In giving its judgment the Court also relied on the reports of the Low Pay Commission which led to the enactment of the NMW. The report recommended that the only time that should count for NMW purposes were periods when workers on a sleep-in shift were "awake and required to be available for work".

The Court pointed out that the worker must be awake ‘for the purposes of working’ in order to be entitled to the NMW, and so it is necessary to look at the arrangements between the employer and the worker to see what duties the worker is required to do when not asleep. 

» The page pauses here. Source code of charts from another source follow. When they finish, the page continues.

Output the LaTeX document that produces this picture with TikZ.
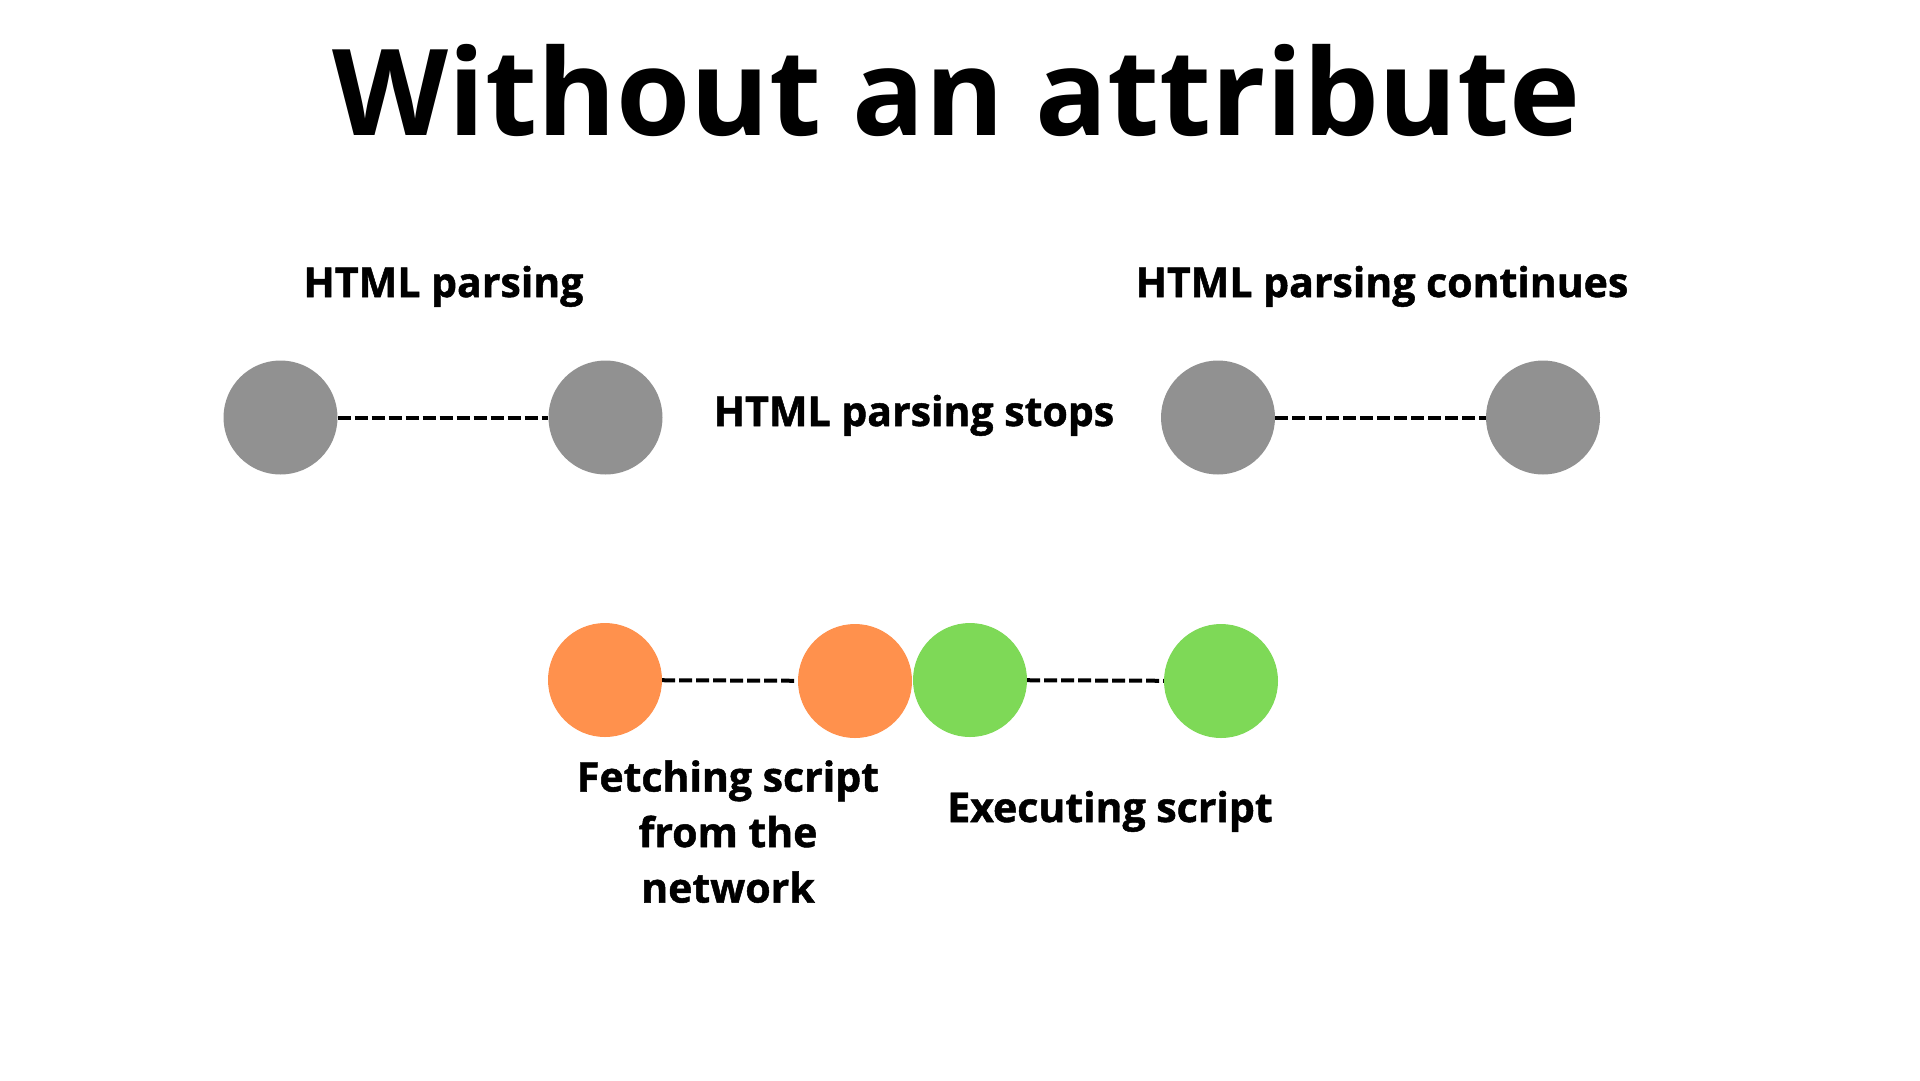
\documentclass[tikz,border=0pt]{standalone}
\usepackage{fontspec}
\setmainfont{Open Sans}
\newfontfamily\heavyfont{Open Sans}[BoldFeatures={FakeBold=1.2}]
\definecolor{parsegray}{HTML}{919191}
\definecolor{fetchorange}{HTML}{FF914D}
\definecolor{execgreen}{HTML}{7ED957}
\begin{document}
\begin{tikzpicture}[x=1pt, y=-1pt, every node/.style={font=\heavyfont\bfseries\fontsize{41}{55.5}\selectfont},
	dot/.style={circle, minimum size=114pt, inner sep=0pt},
	link/.style={line width=4pt, dash pattern=on 13pt off 4pt},
	label/.style={anchor=base, align=center}]
				\useasboundingbox (0,0) rectangle (1920,1080);
				
				% 标题
				\node[anchor=base, font=\bfseries] (title) at (957,135) {\fontsize{120}{140}\selectfont Without an attribute};
				
				% HTML 解析
				\node[dot, fill=parsegray] (p1) at (280.5,417.5) {};
				\node[dot, fill=parsegray] (p2) at (605.5,417.5) {};
				\node[dot, fill=parsegray] (p3) at (1218,417.5) {};
				\node[dot, fill=parsegray] (p4) at (1543,417.5) {};
				\draw[link] (p1) -- (p2);
				\draw[link] (p3) -- (p4);
				
				\node[label] (parse) at (443.5,297) {HTML parsing};
				\node[label] (stops) at (914,426) {HTML parsing stops};
				\node[label] (cont) at (1382,297) {HTML parsing continues};
				
				% 获取与执行脚本
				\node[dot, fill=fetchorange] (f1) at (605,680) {};
				\node[dot, fill=fetchorange] (f2) at (855,681) {};
				\node[dot, fill=execgreen] (e1) at (970,680) {};
				\node[dot, fill=execgreen] (e2) at (1221,681) {};
				\draw[link] (f1) -- (f2);
				\draw[link] (e1) -- (e2);
				
				\node[label] (fetch) at (728,902.5) {Fetching script\\from the\\network};
				\node[label] (exec) at (1110,822) {Executing script};
			\end{tikzpicture}
\end{document}
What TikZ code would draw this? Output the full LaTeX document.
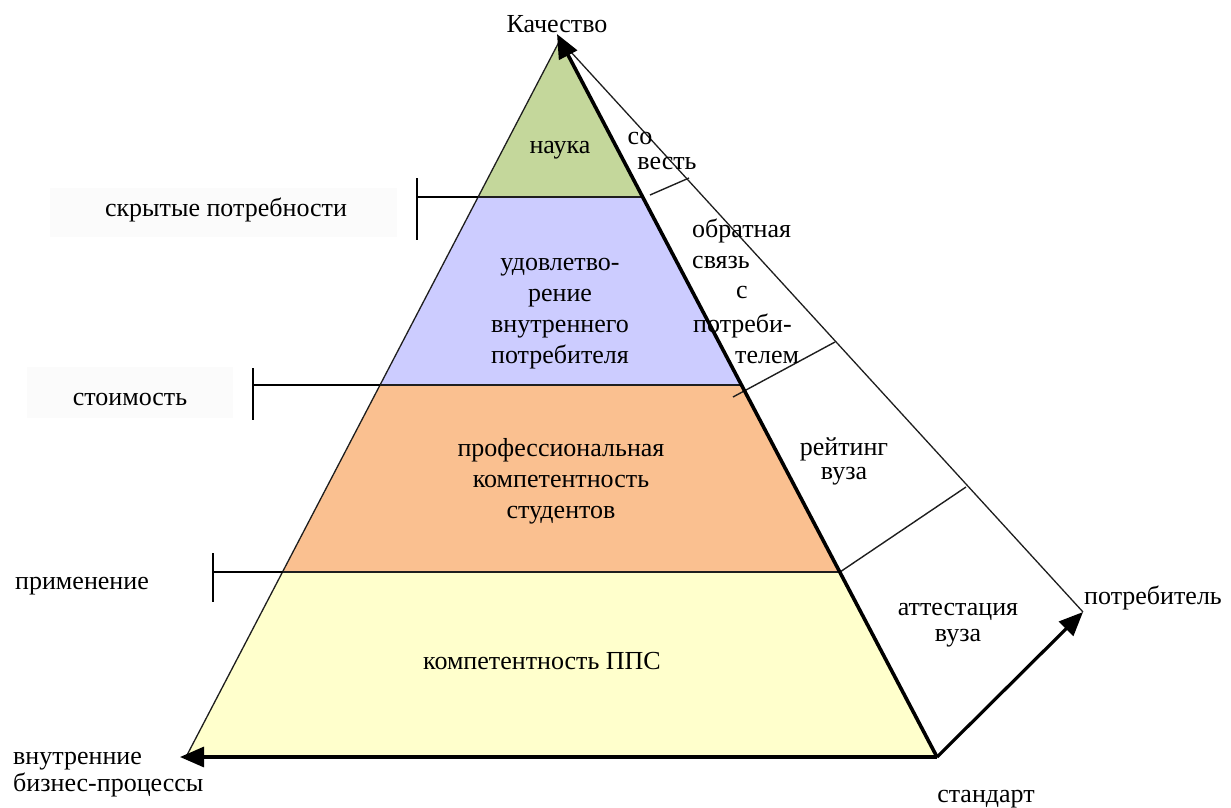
\documentclass[tikz,border=0pt]{standalone}
\usepackage{fontspec}
\setmainfont{Liberation Serif}
\usetikzlibrary{arrows.meta,calc}
\definecolor{cNauka}{RGB}{196,215,155}
\definecolor{cUdov}{RGB}{204,204,255}
\definecolor{cProf}{RGB}{250,192,144}
\definecolor{cPPS}{RGB}{255,255,204}
\definecolor{cLine}{RGB}{30,30,30}
\tikzset{
  lbl/.style={font=\fontsize{26}{31}\selectfont, inner sep=0pt, anchor=base},
  lblL/.style={lbl, anchor=base west},
  edgethin/.style={draw=cLine, line width=1.3pt},
  boundary/.style={draw=cLine, line width=2.2pt},
  tickline/.style={draw=black, line width=1.5pt},
  crossline/.style={draw=cLine, line width=1.4pt},
  bigarrow/.style={draw=black, line width=3.2pt, -{Triangle[length=24pt,width=20pt]}},
  faintbox/.style={fill=black!1.5, draw=none}
}
\begin{document}
\begin{tikzpicture}[x=1pt,y=-1pt]
\useasboundingbox (0,0) rectangle (1231,807);
% faint label backgrounds
\fill[faintbox] (50,188) rectangle (397,237);
\fill[faintbox] (27,367) rectangle (233,418);
% key points
\coordinate (A) at (560,40);
\coordinate (Atip) at (557,34);
\coordinate (BL) at (186,757);
\coordinate (BLtip) at (180,757);
\coordinate (BR) at (937,757);
\coordinate (P) at (1083,612);
\coordinate (L1) at (478.1,197);
\coordinate (R1) at (642.5,197);
\coordinate (L2) at (380.0,385);
\coordinate (R2) at (741.4,385);
\coordinate (L3) at (282.5,572);
\coordinate (R3) at (839.7,572);
% layers
\fill[cNauka] (A) -- (R1) -- (L1) -- cycle;
\fill[cUdov] (L1) -- (R1) -- (R2) -- (L2) -- cycle;
\fill[cProf] (L2) -- (R2) -- (R3) -- (L3) -- cycle;
\fill[cPPS] (L3) -- (R3) -- (BR) -- (BL) -- cycle;
% left edge
\draw[edgethin] (A) -- (BL);
% tick marks
\coordinate (T1) at (417,197);
\coordinate (T1a) at (417,178);
\coordinate (T1b) at (417,240);
\coordinate (T2) at (253,385);
\coordinate (T2a) at (253,368);
\coordinate (T2b) at (253,420);
\coordinate (T3) at (213,572);
\coordinate (T3a) at (213,553);
\coordinate (T3b) at (213,602);
\draw[tickline] (T1) -- (L1);
\draw[tickline] (T1a) -- (T1b);
\draw[tickline] (T2) -- (L2);
\draw[tickline] (T2a) -- (T2b);
\draw[tickline] (T3) -- (L3);
\draw[tickline] (T3a) -- (T3b);
% layer boundaries
\draw[boundary] (L1) -- (R1);
\draw[boundary] (L2) -- (R2);
\draw[boundary] (L3) -- (R3);
% right face
\draw[edgethin] (A) -- (P);
\coordinate (C1a) at (650,195);
\coordinate (C1b) at (689,178);
\coordinate (C2a) at (733,397);
\coordinate (C2b) at (835,342);
\coordinate (C3a) at (840,572);
\coordinate (C3b) at (966,487);
\draw[crossline] (C1a) -- (C1b);
\draw[crossline] (C2a) -- (C2b);
\draw[crossline] (C3a) -- (C3b);
% axes arrows
\draw[bigarrow] (BR) -- (BLtip);
\draw[bigarrow] (BR) -- (P);
\draw[bigarrow, line width=3.6pt] (BR) -- (Atip);
% labels
\node[lbl] (kach) at (557,32) {Качество};
\node[lbl] (nauka) at (560,153) {наука};
\node[lbl] (skryt) at (226,216) {скрытые потребности};
\node[lbl] (ud1) at (560,270) {удовлетво-};
\node[lbl] (ud2) at (560,301) {рение};
\node[lbl] (ud3) at (560,332) {внутреннего};
\node[lbl] (ud4) at (560,363) {потребителя};
\node[lbl] (stoim) at (130,405) {стоимость};
\node[lbl] (pr1) at (561,456) {профессиональная};
\node[lbl] (pr2) at (561,487) {компетентность};
\node[lbl] (pr3) at (561,518) {студентов};
\node[lbl] (prim) at (82,589) {применение};
\node[lbl] (pps) at (542,669) {компетентность ППС};
\node[lblL] (vn1) at (13,764) {внутренние};
\node[lblL] (vn2) at (13,791) {бизнес-процессы};
\node[lbl] (stand) at (986,802) {стандарт};
\node[lbl] (potr) at (1153,604) {потребитель};
\node[lbl] (att1) at (958,615) {аттестация};
\node[lbl] (att2) at (958,641) {вуза};
\node[lbl] (rt1) at (844,455) {рейтинг};
\node[lbl] (rt2) at (844,479) {вуза};
\node[lbl] (so1) at (640,144) {со};
\node[lbl] (so2) at (667,169) {весть};
\node[lblL] (ob1) at (692,237) {обратная};
\node[lblL] (ob2) at (692,268) {связь};
\node[lbl] (ob3) at (742,298) {с};
\node[lblL] (ob4) at (693,332) {потреби-};
\node[lblL] (ob5) at (735,363) {телем};
\end{tikzpicture}
\end{document}
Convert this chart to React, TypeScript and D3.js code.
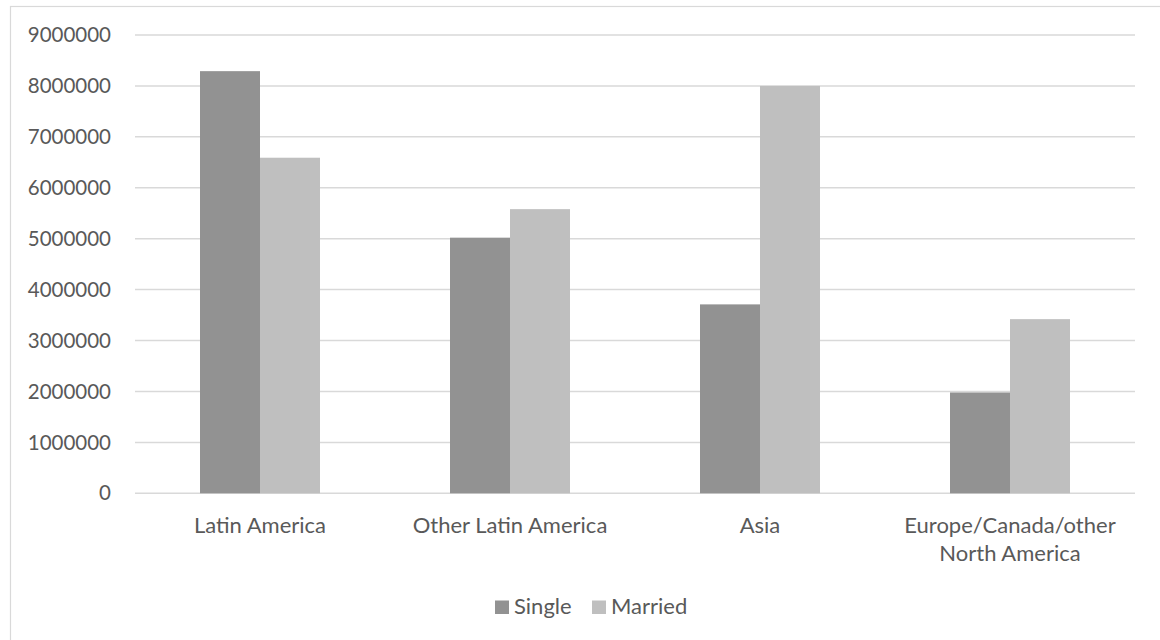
import React from "react";
import * as d3 from "d3";

// Regions shown along the category axis (each label may wrap onto two lines)
const categories: string[] = [
  "Latin America",
  "Other Latin America",
  "Asia",
  "Europe/Canada/other North America",
];
const categoryLines: string[][] = [
  ["Latin America"],
  ["Other Latin America"],
  ["Asia"],
  ["Europe/Canada/other", "North America"],
];

const seriesNames: string[] = ["Single", "Married"];
const singleValues: number[] = [8290000, 5020000, 3710000, 1980000];
const marriedValues: number[] = [6590000, 5580000, 8000000, 3420000];
const seriesColors: string[] = ["#929292", "#bfbfbf"];

const yTicks: number[] = [0, 1000000, 2000000, 3000000, 4000000, 5000000, 6000000, 7000000, 8000000, 9000000];

const W = 1160;
const H = 640;
const plotLeft = 135;
const plotRight = 1135;
const plotTop = 35;
const plotBottom = 493.3;

const FONT = "Lato, 'Open Sans', sans-serif";
const TEXT = "#595959";

export default function App() {
  const y = d3.scaleLinear().domain([0, 9000000]).range([plotBottom, plotTop]);
  const x0 = d3
    .scaleBand<string>()
    .domain(categories)
    .range([plotLeft, plotRight])
    .paddingInner(0.52)
    .paddingOuter(0.26);
  const x1 = d3.scaleBand<string>().domain(seriesNames).range([0, x0.bandwidth()]);

  const seriesValues = [singleValues, marriedValues];

  return (
    <svg
      width={W}
      height={H}
      style={{ position: "fixed", left: 0, top: 0, background: "#fff" }}
      fontFamily={FONT}
    >
      <rect x={0} y={0} width={W} height={H} fill="#fff" />
      {/* chart frame */}
      <rect x={10.5} y={6.5} width={W + 20} height={H + 20} fill="none" stroke="#d9d9d9" strokeWidth={1.2} />

      {/* horizontal gridlines and value labels */}
      {yTicks.map((t) => (
        <g key={t}>
          <line
            x1={plotLeft}
            x2={plotRight}
            y1={y(t)}
            y2={y(t)}
            stroke="#d9d9d9"
            strokeWidth={1.5}
          />
          <text
            x={111}
            y={y(t)}
            dy="0.35em"
            textAnchor="end"
            fontSize={20.5}
            fill={TEXT}
          >
            {t}
          </text>
        </g>
      ))}

      {/* bars */}
      {categories.map((c, ci) => (
        <g key={c} transform={`translate(${x0(c)},0)`}>
          {seriesNames.map((s, si) => {
            const v = seriesValues[si][ci];
            return (
              <rect
                key={s}
                x={x1(s)}
                y={y(v)}
                width={x1.bandwidth()}
                height={y(0) - y(v)}
                fill={seriesColors[si]}
              />
            );
          })}
        </g>
      ))}

      {/* category labels */}
      {categories.map((c, ci) => (
        <text
          key={c}
          x={(x0(c) as number) + x0.bandwidth() / 2}
          y={532.5}
          textAnchor="middle"
          fontSize={22}
          fill={TEXT}
        >
          {categoryLines[ci].map((line, li) => (
            <tspan key={li} x={(x0(c) as number) + x0.bandwidth() / 2} dy={li === 0 ? 0 : 28.4}>
              {line}
            </tspan>
          ))}
        </text>
      ))}

      {/* legend */}
      {seriesNames.map((s, si) => {
        const lx = [495, 592][si];
        return (
          <g key={s}>
            <rect x={lx} y={600.5} width={14} height={13.5} fill={seriesColors[si]} />
            <text x={lx + 19} y={613.7} fontSize={22} fill={TEXT}>
              {s}
            </text>
          </g>
        );
      })}
    </svg>
  );
}
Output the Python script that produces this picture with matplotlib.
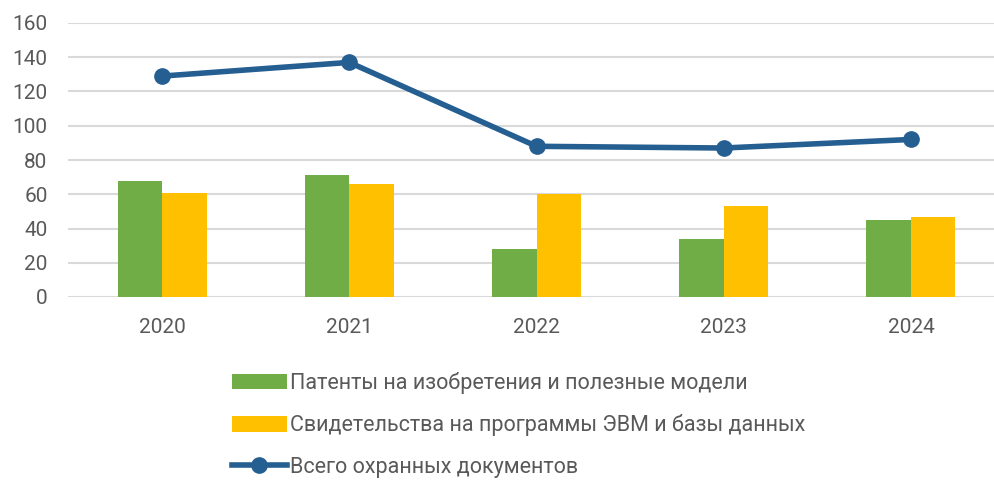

As summarised by Lady Arden, the leading judge in the Supreme Court judgment: “If the employer has given the worker the hours in question as time to sleep and the only requirement on the worker is to respond to emergency calls, the worker’s time in those hours is not included in the NMW calculation for time work unless the worker actually answers an emergency call. In that event the time he spends answering the call is included. …. It follows that, however many times the sleep-in worker is (contrary to expectation) woken to answer emergency calls, the whole of his shift is not included for NMW purposes. Only the period for which he is actually awake for the purposes of working is included.”

 

“Waking night” carers and other night shift workers

The Court did not find that being asleep at work can never justify pay at the NMW; it will depend on the facts. There is much emphasis in the judgments, both at Court of Appeal and Supreme Court, of sleep-in workers being “expected to sleep” throughout their shifts. As such, waking night carers or others who are expected to be awake for most of the night but might be permitted to nap between their duties (rather than having an expectation of sleep for most of the night) are likely to still benefit from the NMW throughout their shift.

 

Working time

It is important to note that the judgment only relates to the scope of “work” and “working time” for the purposes of the NMW. The meaning of “work” for the purposes of the Working Time Regulations is a separate concept.